Exercise 5 - Copy with multiple filenames

Level:

For this exercise, make sure you are in the course materials directory: cd ~/Desktop/data-shell

What does cp do when given several filenames and a directory name?

mkdir -p backup
cp molecules/cubane.pdb molecules/ethane.pdb backup/

In the example below, what does cp do when given three or more file names?

cp molecules/cubane.pdb molecules/ethane.pdb molecules/methane.pdb

Answer

If given more than one file name followed by a directory name (i.e. the destination directory must be the last argument), cp copies the files to the named directory.

If given three file names, cp throws an error such as the one below, because it is expecting a directory name as the last argument.

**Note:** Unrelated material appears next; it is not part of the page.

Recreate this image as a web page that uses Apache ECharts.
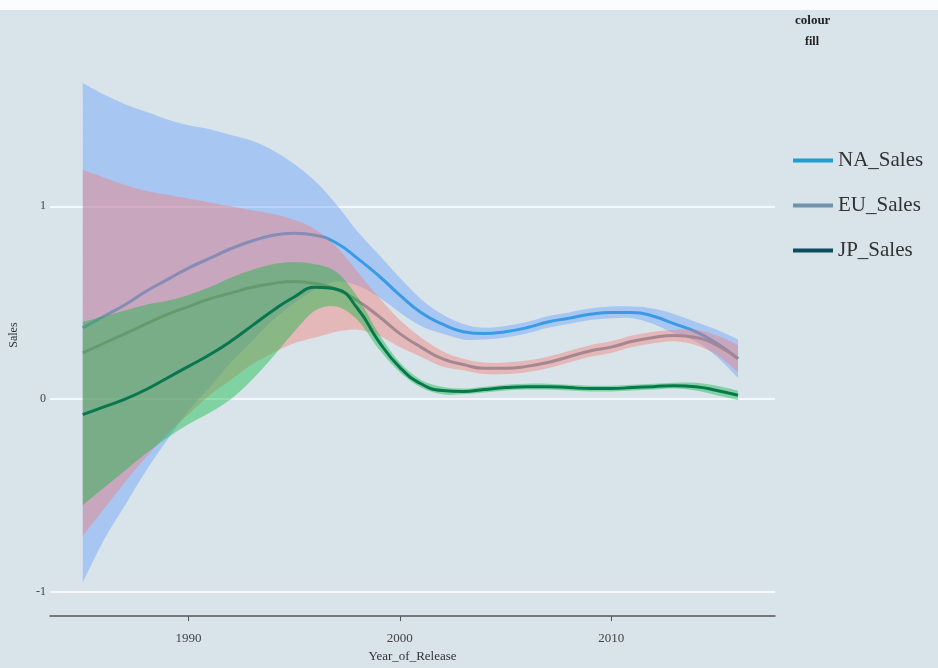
<!DOCTYPE html>
<html>
<head>
<meta charset="utf-8">
<title>Sales by Year_of_Release</title>
<script src="https://cdn.jsdelivr.net/npm/echarts@6/dist/echarts.min.js"></script>
<style>
  html, body { margin: 0; padding: 0; background: #ffffff; }
  #chart { width: 938px; height: 668px; }
</style>
</head>
<body>
<div id="chart"></div>
<script>
// Release years on the x axis
const years = [1985, 1986, 1987, 1988, 1989, 1990, 1991, 1992, 1993, 1994, 1995, 1996,
  1997, 1998, 1999, 2000, 2001, 2002, 2003, 2004, 2005, 2006, 2007, 2008, 2009, 2010,
  2011, 2012, 2013, 2014, 2015, 2016];

// Smoothed fit and confidence ribbon for each region
const naFit  = [0.37, 0.43, 0.49, 0.56, 0.62, 0.68, 0.73, 0.78, 0.82, 0.85, 0.86, 0.85, 0.81, 0.73, 0.64, 0.54, 0.45, 0.39, 0.35, 0.34, 0.35, 0.37, 0.40, 0.42, 0.44, 0.45, 0.45, 0.43, 0.39, 0.35, 0.29, 0.21];
const naHigh = [1.64, 1.58, 1.53, 1.49, 1.45, 1.42, 1.40, 1.37, 1.34, 1.29, 1.22, 1.13, 1.01, 0.87, 0.75, 0.63, 0.52, 0.44, 0.39, 0.37, 0.38, 0.40, 0.43, 0.45, 0.47, 0.48, 0.48, 0.47, 0.44, 0.40, 0.36, 0.31];
const naLow  = [-0.95, -0.73, -0.55, -0.37, -0.21, -0.06, 0.06, 0.19, 0.30, 0.41, 0.50, 0.57, 0.61, 0.59, 0.53, 0.45, 0.38, 0.34, 0.31, 0.31, 0.32, 0.34, 0.37, 0.39, 0.41, 0.42, 0.42, 0.39, 0.34, 0.30, 0.22, 0.11];

const euFit  = [0.24, 0.29, 0.34, 0.39, 0.44, 0.48, 0.52, 0.55, 0.58, 0.60, 0.61, 0.60, 0.57, 0.51, 0.43, 0.34, 0.27, 0.21, 0.18, 0.16, 0.16, 0.17, 0.19, 0.22, 0.25, 0.27, 0.30, 0.32, 0.33, 0.32, 0.28, 0.21];
const euHigh = [1.19, 1.15, 1.11, 1.08, 1.06, 1.04, 1.02, 1.00, 0.98, 0.96, 0.93, 0.88, 0.79, 0.66, 0.53, 0.41, 0.32, 0.25, 0.21, 0.19, 0.19, 0.20, 0.22, 0.25, 0.28, 0.30, 0.33, 0.35, 0.36, 0.36, 0.33, 0.28];
const euLow  = [-0.71, -0.57, -0.43, -0.30, -0.18, -0.08, 0.02, 0.10, 0.18, 0.24, 0.29, 0.32, 0.35, 0.36, 0.33, 0.27, 0.22, 0.17, 0.15, 0.13, 0.13, 0.14, 0.16, 0.19, 0.22, 0.24, 0.27, 0.29, 0.30, 0.28, 0.23, 0.14];

const jpFit  = [-0.08, -0.04, 0.00, 0.05, 0.11, 0.17, 0.23, 0.30, 0.38, 0.46, 0.53, 0.58, 0.57, 0.47, 0.30, 0.165, 0.08, 0.045, 0.04, 0.05, 0.06, 0.065, 0.065, 0.06, 0.055, 0.055, 0.06, 0.065, 0.07, 0.065, 0.045, 0.02];
const jpHigh = [0.40, 0.43, 0.46, 0.49, 0.51, 0.54, 0.58, 0.63, 0.67, 0.70, 0.71, 0.70, 0.66, 0.53, 0.34, 0.19, 0.10, 0.065, 0.055, 0.065, 0.075, 0.08, 0.08, 0.075, 0.07, 0.07, 0.075, 0.08, 0.085, 0.085, 0.07, 0.045];
const jpLow  = [-0.55, -0.46, -0.37, -0.28, -0.20, -0.13, -0.07, 0.00, 0.10, 0.22, 0.35, 0.46, 0.48, 0.41, 0.26, 0.14, 0.06, 0.025, 0.025, 0.035, 0.045, 0.05, 0.05, 0.045, 0.04, 0.04, 0.045, 0.05, 0.055, 0.045, 0.02, -0.005];

// Axis tick labels
const xTicks = [1990, 2000, 2010];
const yTicks = [-1, 0, 1];

const SERIF = '"Liberation Serif", "DejaVu Serif", serif';

const regions = [
  { name: 'NA_Sales', fit: naFit, low: naLow, high: naHigh, line: '#1f9bd6', fill: 'rgba(97,156,255,0.4)' },
  { name: 'EU_Sales', fit: euFit, low: euLow, high: euHigh, line: '#6f93a8', fill: 'rgba(248,118,109,0.4)' },
  { name: 'JP_Sales', fit: jpFit, low: jpLow, high: jpHigh, line: '#0f4c5e', fill: 'rgba(0,186,56,0.4)' }
];

// Catmull-Rom spline through pixel points, as cubic bezier path commands
function splinePath(pts) {
  let d = '';
  const n = pts.length;
  for (let i = 0; i < n - 1; i++) {
    const p0 = pts[Math.max(i - 1, 0)];
    const p1 = pts[i];
    const p2 = pts[i + 1];
    const p3 = pts[Math.min(i + 2, n - 1)];
    const c1x = p1[0] + (p2[0] - p0[0]) / 6;
    const c1y = p1[1] + (p2[1] - p0[1]) / 6;
    const c2x = p2[0] - (p3[0] - p1[0]) / 6;
    const c2y = p2[1] - (p3[1] - p1[1]) / 6;
    d += ' C' + c1x + ' ' + c1y + ' ' + c2x + ' ' + c2y + ' ' + p2[0] + ' ' + p2[1];
  }
  return d;
}

function ribbonRenderer(r) {
  return function (params, api) {
    if (params.dataIndex !== 0) return null;
    const upper = years.map(function (y, i) { return api.coord([y, r.high[i]]); });
    const lower = years.map(function (y, i) { return api.coord([y, r.low[i]]); }).reverse();
    const d = 'M' + upper[0][0] + ' ' + upper[0][1] + splinePath(upper) +
      ' L' + lower[0][0] + ' ' + lower[0][1] + splinePath(lower) + ' Z';
    return {
      type: 'path',
      shape: { pathData: d },
      style: { fill: r.fill, stroke: null }
    };
  };
}

// each curve sits under its own ribbon and the ribbons of the regions drawn after it
const series = [];
regions.forEach(function (r, k) {
  series.push({
    name: r.name,
    type: 'line',
    z: 2 + k * 2,
    smooth: true,
    symbol: 'none',
    data: years.map(function (y, i) { return [y, r.fit[i]]; }),
    lineStyle: { color: r.line, width: 3 },
    itemStyle: { color: r.line }
  });
  series.push({
    name: r.name + ' ribbon',
    type: 'custom',
    z: 3 + k * 2,
    silent: true,
    renderItem: ribbonRenderer(r),
    encode: { x: 0, y: [1, 2] },
    data: years.map(function (y, i) { return [y, r.low[i], r.high[i]]; })
  });
});

const chart = echarts.init(document.getElementById('chart'), null, { renderer: 'canvas' });
chart.setOption({
  backgroundColor: '#d8e3ea',
  animation: false,
  graphic: [
    { type: 'rect', left: 0, top: 0, shape: { width: 938, height: 10 }, style: { fill: '#fbfcfd' }, z: -1 },
    { type: 'text', left: 795, top: 14, style: { text: 'colour', font: 'bold 13px ' + SERIF, fill: '#222' } },
    { type: 'text', left: 805, top: 36, style: { text: 'fill', font: 'bold 12px ' + SERIF, fill: '#222' } }
  ],
  legend: {
    data: regions.map(function (r) { return r.name; }),
    orient: 'vertical',
    left: 788,
    top: 145,
    icon: 'rect',
    itemWidth: 40,
    itemHeight: 4,
    itemGap: 24,
    textStyle: { fontFamily: SERIF, fontSize: 21, color: '#333' }
  },
  grid: { left: 49, right: 163, top: 54, bottom: 44, containLabel: false },
  xAxis: {
    type: 'value',
    min: 1983.45,
    max: 2017.75,
    name: 'Year_of_Release',
    nameLocation: 'middle',
    nameGap: 30,
    nameTextStyle: { fontFamily: SERIF, fontSize: 13, color: '#333' },
    axisLine: { show: true, onZero: false, lineStyle: { color: '#555', width: 1.5 } },
    axisTick: { show: true, customValues: xTicks, length: 5, lineStyle: { color: '#555' } },
    axisLabel: {
      customValues: xTicks,
      formatter: function (v) { return String(v); },
      fontFamily: SERIF, fontSize: 13, color: '#444', margin: 16
    },
    splitLine: { show: false }
  },
  yAxis: {
    type: 'value',
    min: -1.125,
    max: 1.79,
    name: 'Sales',
    nameLocation: 'middle',
    nameGap: 30,
    nameTextStyle: { fontFamily: SERIF, fontSize: 12, color: '#333' },
    axisLine: { show: false },
    axisTick: { show: false, customValues: yTicks },
    axisLabel: { customValues: yTicks, fontFamily: SERIF, fontSize: 12, color: '#444', margin: 4 },
    splitLine: { show: true, lineStyle: { color: '#ffffff', width: 1.5 } }
  },
  series: series
});
</script>
</body>
</html>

cp: target 'molecules/methane.pdb' is not a directory

Exercise 6 - Wildcards

Level:

Change into the molecules directory. Which ls command(s) will produce this output?

ethane.pdb   methane.pdb

ls *t*ane.pdb
ls *t?ne.*
ls *t??ne.pdb
ls ethane.*

Answer

No. This shows all files whose names contain zero or more characters (*) followed by the letter t, then zero or more characters (*) followed by ane.pdb.
This gives ethane.pdb methane.pdb octane.pdb pentane.pdb.
No. This shows all files whose names start with zero or more characters (*) followed by the letter t, then a single character (?), then ne. followed by zero or more characters (*).
This will give us octane.pdb and pentane.pdb but doesn’t match anything which ends in thane.pdb.
Yes. This fixes the problems of option 2 by matching two characters (??) between t and ne.
No. This only shows files starting with ethane..

4.11 Summary

Key Points

The file system is organised in a hierarchical way.
Every user has a home directory, which on Linux is /home/username/.
Locations in the filesystem are represented by a path:
- The / used at the start of a path means the “root” directory (the start of the filesystem).
- / used in the middle of the path separates different directories.
Some of the commands used to navigate the filesystem are:
- pwd to print the working directory (or the current directory)
- ls to list files and directories
- cd to change directory
Directories can be created with the mkdir command.
Files can be moved and/or renamed using the mv command.
Files can be copied with the cp command. To copy an entire directory (and its contents) we need to use cp -r (the -r option will copy files recursively).
Files can be removed with the rm command. To remove an entire directory (and its contents) we need to use rm -r (the -r option will remove files recursively).
- Deleting files from the command line is permanent.
We can operate on multiple files using the * wildcard, which matches “zero or more characters”. For example ls *.txt would list all files that have a .txt file extension.
The find command can be used to find the location of files matching a specific name pattern.